Niagara-on-the-Lake man charged after incident with horse-drawn carriage protestor
Police say a member of the public has been charged with assault and theft
A Niagara-on-the-Lake man is facing charges for assault and theft just days after police said a feud between protestors and supporters of horse-drawn carriages in town were coming dangerously close to breaking the law.
The charges, announced today, stem from an incident on Saturday.
Police say someone reported an assault near King Street and Picton Street, an area full of old, colonial buildings that hosts the Shaw Festival.
Officers say a male protestor and a member of the public had an "interaction" and that they recovered a cell phone and a sign that was property of the protestor.
Roughly 45 minutes before the incident, police say the protestor approached a horse-drawn carriage and "expressed his concerns to the member of the public's family who had been riding" in the carriage.
While the Niagara-on-the-Lake man faces assault and theft charges, no one was injured.

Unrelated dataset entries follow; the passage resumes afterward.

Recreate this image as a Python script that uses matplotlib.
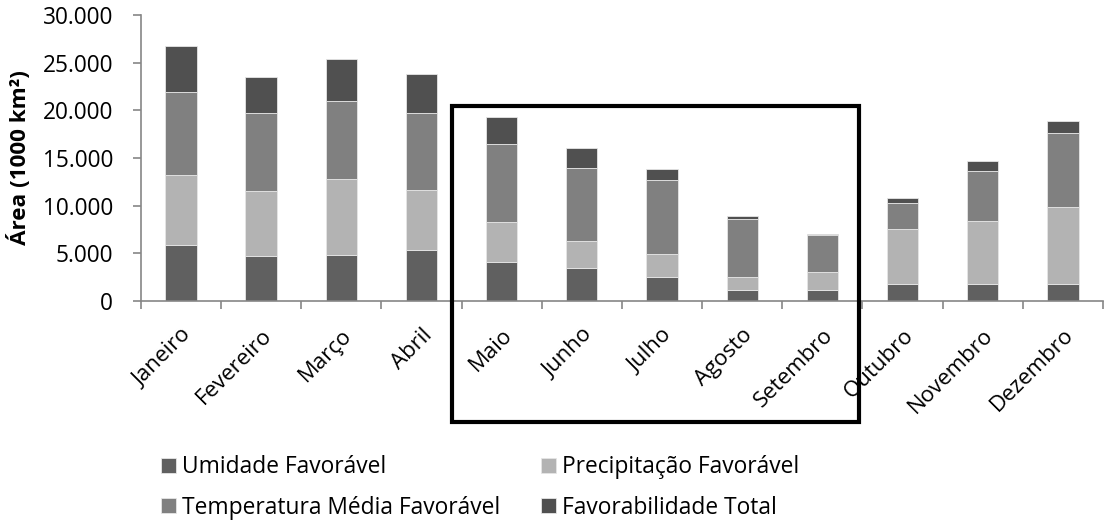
import numpy as np
import matplotlib
matplotlib.use('Agg')
import matplotlib.pyplot as plt
from matplotlib.patches import Rectangle
from matplotlib.ticker import FuncFormatter, FixedLocator

plt.rcParams['font.family'] = ['Open Sans', 'DejaVu Sans']

meses = ['Janeiro', 'Fevereiro', 'Março', 'Abril', 'Maio', 'Junho', 'Julho',
         'Agosto', 'Setembro', 'Outubro', 'Novembro', 'Dezembro']

# area per class (1000 km2), stacked bottom to top
umidade = [5900, 4700, 4800, 5350, 4100, 3450, 2550, 1150, 1150, 1800, 1800, 1800]
precipitacao = [7300, 6800, 8000, 6300, 4200, 2800, 2400, 1330, 1900, 5750, 6600, 8100]
temperatura = [8700, 8200, 8200, 8050, 8200, 7700, 7750, 6100, 3900, 2750, 5250, 7750]
total = [4900, 3800, 4350, 4150, 2850, 2150, 1100, 300, 50, 550, 1000, 1250]

series = [
    ('Umidade Favorável', umidade, '#606060'),
    ('Precipitação Favorável', precipitacao, '#b3b3b3'),
    ('Temperatura Média Favorável', temperatura, '#808080'),
    ('Favorabilidade Total', total, '#505050'),
]

fig = plt.figure(figsize=(11.09, 5.22), dpi=100)
ax = fig.add_axes([0.127, 0.4234, 0.8676, 0.5476])

x = np.arange(len(meses))
bottom = np.zeros(len(meses))
handles = []
for label, vals, color in series:
    b = ax.bar(x, vals, width=0.39, bottom=bottom, color=color,
               edgecolor='#e6e6e6', linewidth=0.6, label=label)
    handles.append(b)
    bottom += np.array(vals)

ax.set_xlim(-0.5, len(meses) - 0.5)
ax.set_ylim(0, 30000)
ax.set_yticks(np.arange(0, 30001, 5000))
ax.yaxis.set_major_formatter(FuncFormatter(lambda v, p: f'{int(v):,}'.replace(',', '.')))

# month names centred on bars, tick marks between categories
ax.set_xticks(x)
ax.set_xticklabels(meses, rotation=45, ha='right', rotation_mode='anchor')
ax.tick_params(axis='x', which='major', length=0, pad=17, labelsize=16)
ax.xaxis.set_minor_locator(FixedLocator(np.arange(-0.5, len(meses), 1.0)))
ax.tick_params(axis='x', which='minor', length=6, color='#868686', width=1.2, direction='out')
ax.tick_params(axis='y', length=6, color='#868686', width=1.2, labelsize=16.3, pad=14)

for side in ['top', 'right']:
    ax.spines[side].set_visible(False)
for side in ['left', 'bottom']:
    ax.spines[side].set_color('#868686')
    ax.spines[side].set_linewidth(1.2)

ax.set_ylabel('Área (1000 km²)', fontsize=16.2, fontweight='bold')
ax.yaxis.set_label_coords(-0.114, 0.5)

# highlight box around May-September
fig.patches.append(Rectangle((451.7 / 1109, 1 - 421.7 / 522), (859.3 - 451.7) / 1109,
                             (421.7 - 106) / 522, transform=fig.transFigure,
                             fill=False, edgecolor='black', linewidth=3.0,
                             joinstyle='miter', zorder=5))

# legend filled column-wise: Umidade/Temperatura left, Precipitação/Total right
order = [0, 2, 1, 3]
fig.legend(handles=[handles[i] for i in order], labels=[series[i][0] for i in order],
           loc='upper left', bbox_to_anchor=(161 / 1109, 0.128), ncol=2, frameon=False,
           fontsize=16.4, handlelength=0.66, handleheight=0.66, handletextpad=0.25,
           columnspacing=1.8, labelspacing=0.72, borderpad=0, borderaxespad=0)

fig.savefig('out.png', dpi=100)
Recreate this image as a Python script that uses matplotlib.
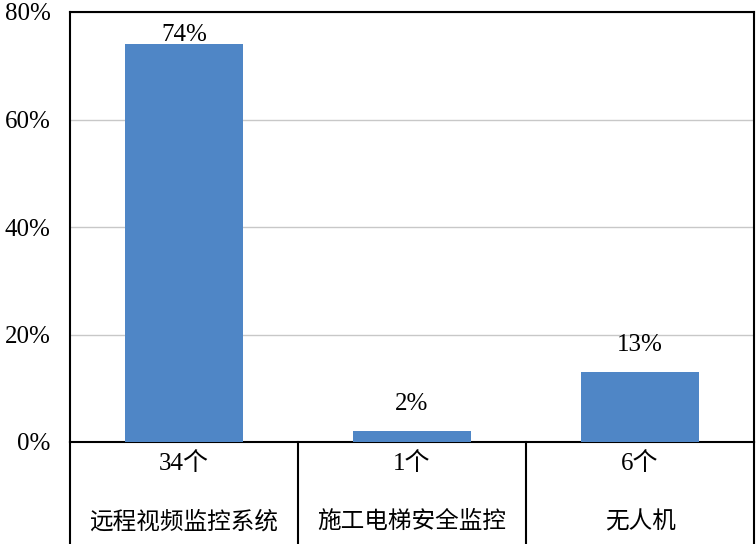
import matplotlib.pyplot as plt
from matplotlib.lines import Line2D

plt.rcParams['font.family'] = ['Liberation Serif', 'Noto Sans CJK SC']

categories = ["远程视频监控系统", "施工电梯安全监控", "无人机"]
counts = ["34个", "1个", "6个"]
percents = [74, 2, 13]
ticks = [0, 20, 40, 60, 80]

fig = plt.figure(figsize=(7.56, 5.44), dpi=100)
W, H = 756, 544
left, right, top, bottom = 70, 754, 12, 442
ax = fig.add_axes([left / W, 1 - bottom / H, (right - left) / W, (bottom - top) / H])

x = range(len(categories))
ax.bar(x, percents, width=0.52, color='#4F86C6', zorder=3)
ax.set_xlim(-0.5, len(categories) - 0.5)
ax.set_ylim(0, 80)
ax.set_yticks(ticks)
ax.set_yticklabels([f"{t}%" for t in ticks], fontsize=18)
ax.tick_params(axis='y', length=0, pad=14)
ax.set_xticks([])
ax.yaxis.grid(True, color='#c8c8c8', lw=1, zorder=0)
for s in ax.spines.values():
    s.set_color('black')
    s.set_linewidth(1.5)

for i, v in enumerate(percents):
    off = 1.7 if v > 70 else 5
    ax.text(i, v + off, f"{v}%", ha='center', va='center', fontsize=18, zorder=2)

# table under the axis
xs = [left, 298, 526, right]
for xx in xs:
    fig.add_artist(Line2D([xx / W, xx / W], [0, 1 - bottom / H], color='black', lw=1.5))
for i in range(len(categories)):
    cx = (xs[i] + xs[i + 1]) / 2 / W
    fig.text(cx, 1 - 464 / H, counts[i], ha='center', va='center', fontsize=18)
    fig.text(cx, 1 - 522 / H, categories[i], ha='center', va='center', fontsize=17)

fig.savefig('out.png', dpi=100)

The man, police say, turned himself in but was released after promising to appear for a future court date.
Niagara police inspector Jim McCaffery told CBC News on Wednesday that officers have spent three years trying to rein in the conflict between At War for Animals Niagara and another group called Locals for Carriages.

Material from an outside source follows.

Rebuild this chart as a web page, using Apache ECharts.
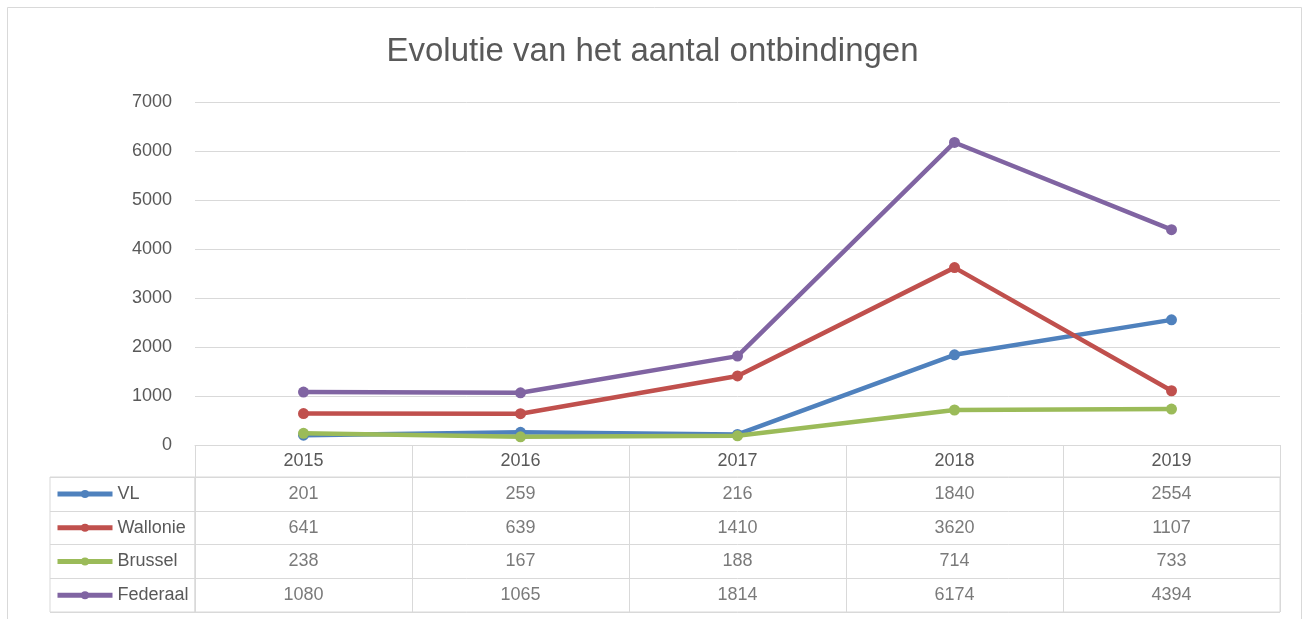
<!DOCTYPE html>
<html>
<head>
<meta charset="utf-8">
<script src="https://cdn.jsdelivr.net/npm/echarts@6/dist/echarts.min.js"></script>
<style>
html,body{margin:0;padding:0;background:#fff;}
#c{width:1305px;height:619px;}
</style>
</head>
<body>
<div id="c"></div>
<script>
const titleText = 'Evolutie van het aantal ontbindingen';
const years = ['2015', '2016', '2017', '2018', '2019'];
const seriesNames = ['VL', 'Wallonie', 'Brussel', 'Federaal'];
const vl = [201, 259, 216, 1840, 2554];
const wallonie = [641, 639, 1410, 3620, 1107];
const brussel = [238, 167, 188, 714, 733];
const federaal = [1080, 1065, 1814, 6174, 4394];
const colors = ['#4f81bd', '#c0504d', '#9bbb59', '#8064a2'];

const allValues = [vl, wallonie, brussel, federaal];
const FONT = 'Liberation Sans, Arial, sans-serif';
const TXT = '#595959';
const GRIDC = '#d9d9d9';

const tableData = [];
allValues.forEach((arr, s) => arr.forEach((v, i) => tableData.push([i, s, v])));

const lineSeries = seriesNames.map((n, s) => ({
  name: n, type: 'line', xAxisIndex: 0, yAxisIndex: 0,
  data: allValues[s], color: colors[s],
  symbol: 'circle', symbolSize: 11,
  lineStyle: { width: 4.5, color: colors[s] },
  itemStyle: { color: colors[s] },
  z: 3 + s
}));

const option = {
  animation: false,
  backgroundColor: '#ffffff',
  textStyle: { fontFamily: FONT },
  graphic: [{
    type: 'rect', silent: true, z: 0,
    shape: { x: 7.5, y: 7.5, width: 1294, height: 630 },
    style: { fill: 'none', stroke: GRIDC, lineWidth: 1 }
  }],
  title: {
    text: titleText, left: 'center', top: 30,
    textStyle: { fontFamily: FONT, fontSize: 33, fontWeight: 'normal', color: TXT }
  },
  legend: {
    data: seriesNames, orient: 'vertical', left: 55, top: 485, padding: 0,
    itemWidth: 55, itemHeight: 10, itemGap: 15.75,
    lineStyle: { width: 5 },
    textStyle: { fontFamily: FONT, fontSize: 18, color: TXT, lineHeight: 18 },
    selectedMode: false
  },
  grid: [
    { left: 195, right: 25, top: 102, height: 343, containLabel: false },
    { left: 195, right: 25, top: 477, height: 135, show: true, borderColor: GRIDC, borderWidth: 1, backgroundColor: 'transparent' },
    { left: 50, width: 145, top: 477, height: 135, show: true, borderColor: GRIDC, borderWidth: 1, backgroundColor: 'transparent' }
  ],
  xAxis: [
    { type: 'category', gridIndex: 0, data: years, boundaryGap: true,
      axisLine: { show: true, lineStyle: { color: GRIDC, width: 1 } },
      axisTick: { show: true, length: 32, interval: 0, lineStyle: { color: GRIDC } },
      axisLabel: { fontFamily: FONT, fontSize: 18, color: TXT, margin: 7, interval: 0 },
      splitLine: { show: false } },
    { type: 'category', gridIndex: 1, data: years, boundaryGap: true,
      axisLine: { show: false }, axisTick: { show: false }, axisLabel: { show: false },
      splitLine: { show: true, interval: 0, lineStyle: { color: GRIDC, width: 1 } } },
    { type: 'value', gridIndex: 2, show: false }
  ],
  yAxis: [
    { type: 'value', gridIndex: 0, min: 0, max: 7000, interval: 1000,
      axisLine: { show: false }, axisTick: { show: false },
      axisLabel: { fontFamily: FONT, fontSize: 18, color: TXT, margin: 23, formatter: v => String(v) },
      splitLine: { show: true, lineStyle: { color: GRIDC, width: 1 } } },
    { type: 'category', gridIndex: 1, data: seriesNames, inverse: true, boundaryGap: true,
      axisLine: { show: false }, axisTick: { show: false }, axisLabel: { show: false },
      splitLine: { show: true, interval: 0, lineStyle: { color: GRIDC, width: 1 } } },
    { type: 'category', gridIndex: 2, data: seriesNames, inverse: true, boundaryGap: true,
      axisLine: { show: false }, axisTick: { show: false }, axisLabel: { show: false },
      splitLine: { show: true, interval: 0, lineStyle: { color: GRIDC, width: 1 } } }
  ],
  series: lineSeries.concat([{
    name: 'tabel', type: 'scatter', xAxisIndex: 1, yAxisIndex: 1,
    data: tableData, symbolSize: 1, silent: true,
    itemStyle: { color: 'rgba(0,0,0,0)' },
    label: { show: true, position: 'inside', formatter: p => String(p.value[2]),
      fontFamily: FONT, fontSize: 18, color: TXT }
  }])
};

const chart = echarts.init(document.getElementById('c'), null, { renderer: 'canvas' });
chart.setOption(option);
</script>
</body>
</html>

At War for Animals is a group fighting to end speciesism, the idea that humans are superior to animals and therefore have the authority to decide the rights of animals. Locals for Carriages formed as a response to At War for Animals, which is unpopular among locals.
In late June 2019, At War for Animals projected messages onto the town's World War I memorial clocktower, which featured an image of a horse after an accident.
The group later apologized and laid a wreath at the clock tower, saying they did not realize the entire clock tower was a memorial.
Niagara Regional Police considered mischief charges, but said the act did not meet the threshold of criminality, because the intent was to educate — not cause lasting damage.
The police have also tried to get both parties to establish a "good faith agreement" and be civil in public.
McCaffery also said the social media exchanges between the groups were "coming really close to criminal acts."